3. Не знаю, счастие или нет великим людям, что передавать их жизнь всего чаще случается людям ограниченным. Лас-Каз, Эккерман, Розенкранц приносят в свое дело усердие и честность, но ни понятия, ни таланта. Другой иначе воспользовался бы жизнию Гегеля, он представил бы этого человека демоническим явлением, мыслию, поглотившею всю деятельность, но мыслию, носившею религию, науку, искусство, право будущего; у Гегеля внешней жизни не было, одно существование, – он жил в логике, в науке и довлел себе. У него не было друзей. Женившись 40 лет, он перед свадьбой писал к невесте диссертации об обязанностях брака; он отталкивал своим приемом, его улыбка была добродушнее иронией, он не умел говорить. И все это вместе характеризует его в десять раз более, нежели натяжки Розенкранца представить его деятельным ректором, прекрасным приятелем, мужем. Гегель был величайший представитель переворота, долженствовавшего от до провести новое сознание человечества
4. Пора ехать в Москву, а смерть не хочется. Здесь жизнь как-то чище и благороднее. Действительного деяния, на которое мы бы были призваны, нет; выдыхаться в вечном плаче, в сосредоточенной скорби не есть дело. Что же мне делать в Москве? Быть тут – зачем? Два, три близких человека и толпа – глупая, гадкая. Когда я смотрю на бедных крестьян, у меня сердце обливается кровью, я стыжусь своих прав, стыжусь, что и я долею способствую заедать их жизнь, и этот стыд поднимает душу и не бесплоден: тут на бедной, жалкой скале я могу что-нибудь сделать. А та толпа вселяет презрение, она не голодна – она сыта и рада, что сыта. О, если б где-нибудь в теплом краю год, два пожить, пожить деятельно мыслию и сердцем, но без толпы. Мне даже люди выше обыкновенных в Москве начинают быть противны: этот суетный, 40-летний парень Хомяков, просмеявшийся целую жизнь и ловивший нелепый призрак руссо-византийской церкви, делающейся всемирной, повторяющий одно и то же, погубивший в себе гигантскую способность, и Аксаков, безумный о Москве, ожидающий не нынче-завтра воскресение старинной Руси, перенесение столиц и чорт знает что. Даже И. В. Киреевский странен при всем благородстве. Белинский прав. Нет мира и совета с людьми до того розными.
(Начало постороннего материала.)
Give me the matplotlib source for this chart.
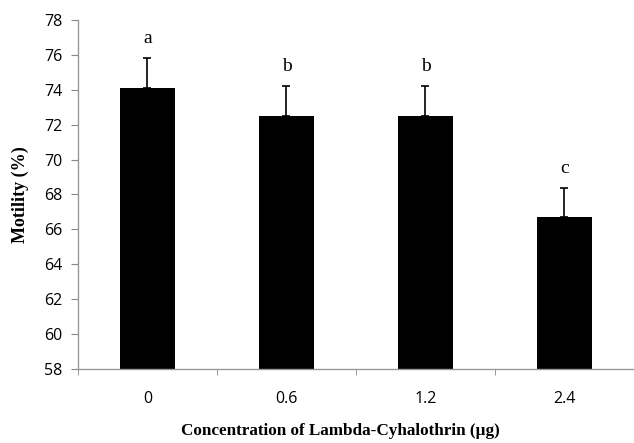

A propos, в «Allgemeine Zeitung» выписка из статьи Белинского о «Парижских тайнах», и именно они напали на то, что меня остановило: у нас нельзя таким образом хвалить сытость (тем более, что и она очень апокрифна) и ругать революцию 30 года – опять impasse[393]
, опять бросит он на себя подозрение в сервильности.